- PROBLEM STATEMENT: Leave out the pictures and repeat the rest of the material exactly.
# start of SOURCE MATERIAL
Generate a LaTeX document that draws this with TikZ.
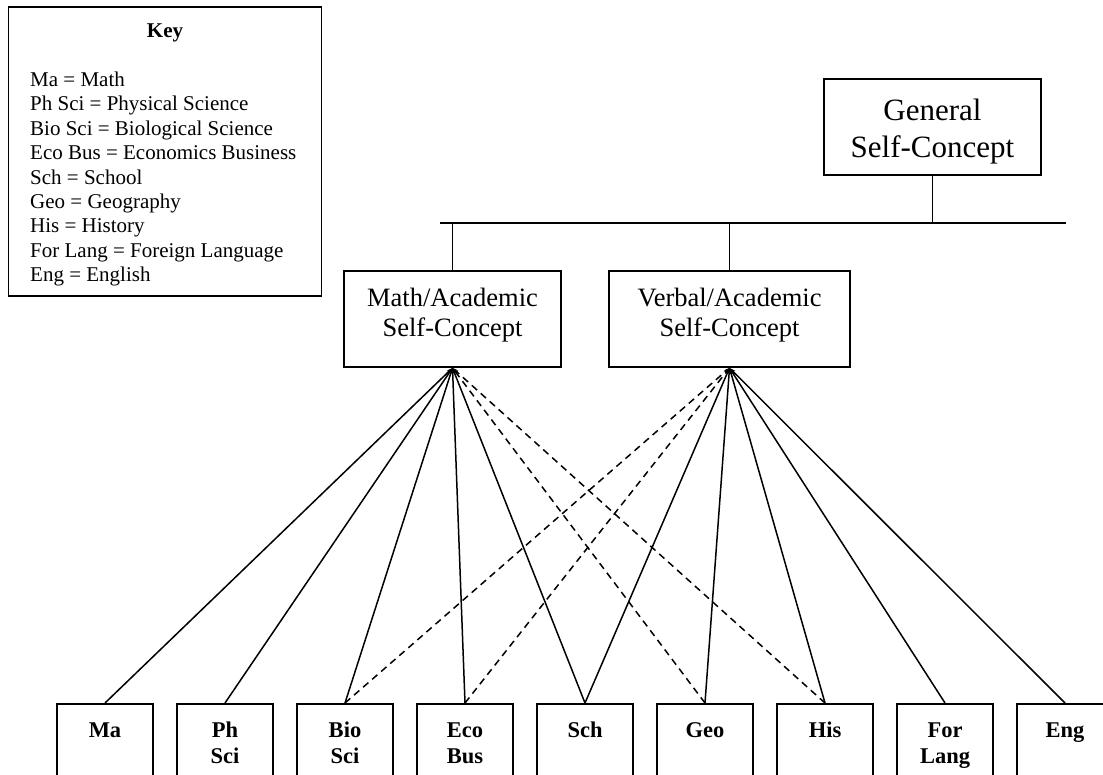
\documentclass[tikz,border=0pt]{standalone}
\usepackage{fontspec}
\setmainfont{Liberation Serif}
\usetikzlibrary{arrows.meta}

\begin{document}
\begin{tikzpicture}[x=1pt,y=-1pt,
  box/.style={draw,line width=1.9pt,inner sep=0pt},
  link/.style={line width=1.5pt},
  tip/.style={-{Stealth[length=6pt,width=4pt]}},
  solidlink/.style={link,tip},
  dashlink/.style={link,tip,dash pattern=on 7pt off 5pt},
  subj/.style={box,minimum width=96pt,minimum height=100pt,anchor=north},
  subjtext/.style={anchor=base,inner sep=0pt,font=\fontsize{22.5}{26}\selectfont\bfseries},
  midtext/.style={anchor=base,inner sep=0pt,font=\fontsize{26.5}{30}\selectfont},
]
\useasboundingbox (0,0) rectangle (1103,774);
\clip (0,0) rectangle (1103,774);

% key
\node[box,minimum width=313pt,minimum height=289pt] (key) at (165,151.2) {};
\node[anchor=base,inner sep=0pt,font=\fontsize{21}{24.4}\selectfont\bfseries] (keytitle) at (165,37.5) {Key};
\node[anchor=base west,inner sep=0pt,font=\fontsize{21}{24.4}\selectfont] (keylist) at (30,86.5)
  {\parbox[t]{290pt}{\raggedright
   Ma = Math\\
   Ph Sci = Physical Science\\
   Bio Sci = Biological Science\\
   Eco Bus = Economics Business\\
   Sch = School\\
   Geo = Geography\\
   His = History\\
   For Lang = Foreign Language\\
   Eng = English}};

% general self-concept
\node[box,minimum width=217pt,minimum height=96pt] (gen) at (932.5,127) {};
\node[anchor=base,inner sep=0pt,font=\fontsize{31}{37}\selectfont] (gentext) at (932.5,120)
  {\parbox[t]{210pt}{\centering General\\Self-Concept}};

% academic self-concepts
\node[box,minimum width=217pt,minimum height=96pt] (msc) at (452.5,319) {};
\node[midtext] (msctext) at (452.5,306) {\parbox[t]{210pt}{\centering Math/Academic\\Self-Concept}};
\node[box,minimum width=241pt,minimum height=96pt] (vsc) at (729.5,319) {};
\node[midtext] (vsctext) at (729.5,306) {\parbox[t]{235pt}{\centering Verbal/Academic\\Self-Concept}};

% hierarchy bar
\coordinate (barL) at (440,223);
\coordinate (barR) at (1066,223);
\draw[link] (barL) -- (barR);
\draw[link] (gen.south) -- (gen.south |- barL);
\draw[link] (msc.north) -- (msc.north |- barL);
\draw[link] (vsc.north) -- (vsc.north |- barL);

% school subjects
\node[subj] (ma)      at (105,703) {};
\node[subj] (phsci)   at (225,703) {};
\node[subj] (biosci)  at (345,703) {};
\node[subj] (ecobus)  at (465,703) {};
\node[subj] (sch)     at (585,703) {};
\node[subj] (geo)     at (705,703) {};
\node[subj] (his)     at (825,703) {};
\node[subj] (forlang) at (945,703) {};
\node[subj] (eng)     at (1065,703) {};

\node[subjtext] (matext)      at (105,737.3)  {\parbox[t]{90pt}{\centering Ma}};
\node[subjtext] (phscitext)   at (225,737.3)  {\parbox[t]{90pt}{\centering Ph\\Sci}};
\node[subjtext] (bioscitext)  at (345,737.3)  {\parbox[t]{90pt}{\centering Bio\\Sci}};
\node[subjtext] (ecobustext)  at (465,737.3)  {\parbox[t]{90pt}{\centering Eco\\Bus}};
\node[subjtext] (schtext)     at (585,737.3)  {\parbox[t]{90pt}{\centering Sch}};
\node[subjtext] (geotext)     at (705,737.3)  {\parbox[t]{90pt}{\centering Geo}};
\node[subjtext] (histext)     at (825,737.3)  {\parbox[t]{90pt}{\centering His}};
\node[subjtext] (forlangtext) at (945,737.3)  {\parbox[t]{90pt}{\centering For\\Lang}};
\node[subjtext] (engtext)     at (1065,737.3) {\parbox[t]{90pt}{\centering Eng}};

% loadings on the math/academic factor
\draw[solidlink] (ma.north)     -- (msc.south);
\draw[solidlink] (phsci.north)  -- (msc.south);
\draw[solidlink] (biosci.north) -- (msc.south);
\draw[solidlink] (ecobus.north) -- (msc.south);
\draw[solidlink] (sch.north)    -- (msc.south);
\draw[dashlink]  (geo.north)    -- (msc.south);
\draw[dashlink]  (his.north)    -- (msc.south);

% loadings on the verbal/academic factor
\draw[dashlink]  (biosci.north)  -- (vsc.south);
\draw[dashlink]  (ecobus.north)  -- (vsc.south);
\draw[solidlink] (sch.north)     -- (vsc.south);
\draw[solidlink] (geo.north)     -- (vsc.south);
\draw[solidlink] (his.north)     -- (vsc.south);
\draw[solidlink] (forlang.north) -- (vsc.south);
\draw[solidlink] (eng.north)     -- (vsc.south);
\end{tikzpicture}
\end{document}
# end of SOURCE MATERIAL
- FINISHED TASK:
Generate a LaTeX document that draws this with TikZ.
\documentclass[tikz,border=0pt]{standalone}
\usepackage{fontspec}
\setmainfont{Liberation Serif}
\usetikzlibrary{arrows.meta}

\begin{document}
\begin{tikzpicture}[x=1pt,y=-1pt,
  box/.style={draw,line width=1.9pt,inner sep=0pt},
  link/.style={line width=1.5pt},
  tip/.style={-{Stealth[length=6pt,width=4pt]}},
  solidlink/.style={link,tip},
  dashlink/.style={link,tip,dash pattern=on 7pt off 5pt},
  subj/.style={box,minimum width=96pt,minimum height=100pt,anchor=north},
  subjtext/.style={anchor=base,inner sep=0pt,font=\fontsize{22.5}{26}\selectfont\bfseries},
  midtext/.style={anchor=base,inner sep=0pt,font=\fontsize{26.5}{30}\selectfont},
]
\useasboundingbox (0,0) rectangle (1103,774);
\clip (0,0) rectangle (1103,774);

% key
\node[box,minimum width=313pt,minimum height=289pt] (key) at (165,151.2) {};
\node[anchor=base,inner sep=0pt,font=\fontsize{21}{24.4}\selectfont\bfseries] (keytitle) at (165,37.5) {Key};
\node[anchor=base west,inner sep=0pt,font=\fontsize{21}{24.4}\selectfont] (keylist) at (30,86.5)
  {\parbox[t]{290pt}{\raggedright
   Ma = Math\\
   Ph Sci = Physical Science\\
   Bio Sci = Biological Science\\
   Eco Bus = Economics Business\\
   Sch = School\\
   Geo = Geography\\
   His = History\\
   For Lang = Foreign Language\\
   Eng = English}};

% general self-concept
\node[box,minimum width=217pt,minimum height=96pt] (gen) at (932.5,127) {};
\node[anchor=base,inner sep=0pt,font=\fontsize{31}{37}\selectfont] (gentext) at (932.5,120)
  {\parbox[t]{210pt}{\centering General\\Self-Concept}};

% academic self-concepts
\node[box,minimum width=217pt,minimum height=96pt] (msc) at (452.5,319) {};
\node[midtext] (msctext) at (452.5,306) {\parbox[t]{210pt}{\centering Math/Academic\\Self-Concept}};
\node[box,minimum width=241pt,minimum height=96pt] (vsc) at (729.5,319) {};
\node[midtext] (vsctext) at (729.5,306) {\parbox[t]{235pt}{\centering Verbal/Academic\\Self-Concept}};

% hierarchy bar
\coordinate (barL) at (440,223);
\coordinate (barR) at (1066,223);
\draw[link] (barL) -- (barR);
\draw[link] (gen.south) -- (gen.south |- barL);
\draw[link] (msc.north) -- (msc.north |- barL);
\draw[link] (vsc.north) -- (vsc.north |- barL);

% school subjects
\node[subj] (ma)      at (105,703) {};
\node[subj] (phsci)   at (225,703) {};
\node[subj] (biosci)  at (345,703) {};
\node[subj] (ecobus)  at (465,703) {};
\node[subj] (sch)     at (585,703) {};
\node[subj] (geo)     at (705,703) {};
\node[subj] (his)     at (825,703) {};
\node[subj] (forlang) at (945,703) {};
\node[subj] (eng)     at (1065,703) {};

\node[subjtext] (matext)      at (105,737.3)  {\parbox[t]{90pt}{\centering Ma}};
\node[subjtext] (phscitext)   at (225,737.3)  {\parbox[t]{90pt}{\centering Ph\\Sci}};
\node[subjtext] (bioscitext)  at (345,737.3)  {\parbox[t]{90pt}{\centering Bio\\Sci}};
\node[subjtext] (ecobustext)  at (465,737.3)  {\parbox[t]{90pt}{\centering Eco\\Bus}};
\node[subjtext] (schtext)     at (585,737.3)  {\parbox[t]{90pt}{\centering Sch}};
\node[subjtext] (geotext)     at (705,737.3)  {\parbox[t]{90pt}{\centering Geo}};
\node[subjtext] (histext)     at (825,737.3)  {\parbox[t]{90pt}{\centering His}};
\node[subjtext] (forlangtext) at (945,737.3)  {\parbox[t]{90pt}{\centering For\\Lang}};
\node[subjtext] (engtext)     at (1065,737.3) {\parbox[t]{90pt}{\centering Eng}};

% loadings on the math/academic factor
\draw[solidlink] (ma.north)     -- (msc.south);
\draw[solidlink] (phsci.north)  -- (msc.south);
\draw[solidlink] (biosci.north) -- (msc.south);
\draw[solidlink] (ecobus.north) -- (msc.south);
\draw[solidlink] (sch.north)    -- (msc.south);
\draw[dashlink]  (geo.north)    -- (msc.south);
\draw[dashlink]  (his.north)    -- (msc.south);

% loadings on the verbal/academic factor
\draw[dashlink]  (biosci.north)  -- (vsc.south);
\draw[dashlink]  (ecobus.north)  -- (vsc.south);
\draw[solidlink] (sch.north)     -- (vsc.south);
\draw[solidlink] (geo.north)     -- (vsc.south);
\draw[solidlink] (his.north)     -- (vsc.south);
\draw[solidlink] (forlang.north) -- (vsc.south);
\draw[solidlink] (eng.north)     -- (vsc.south);
\end{tikzpicture}
\end{document}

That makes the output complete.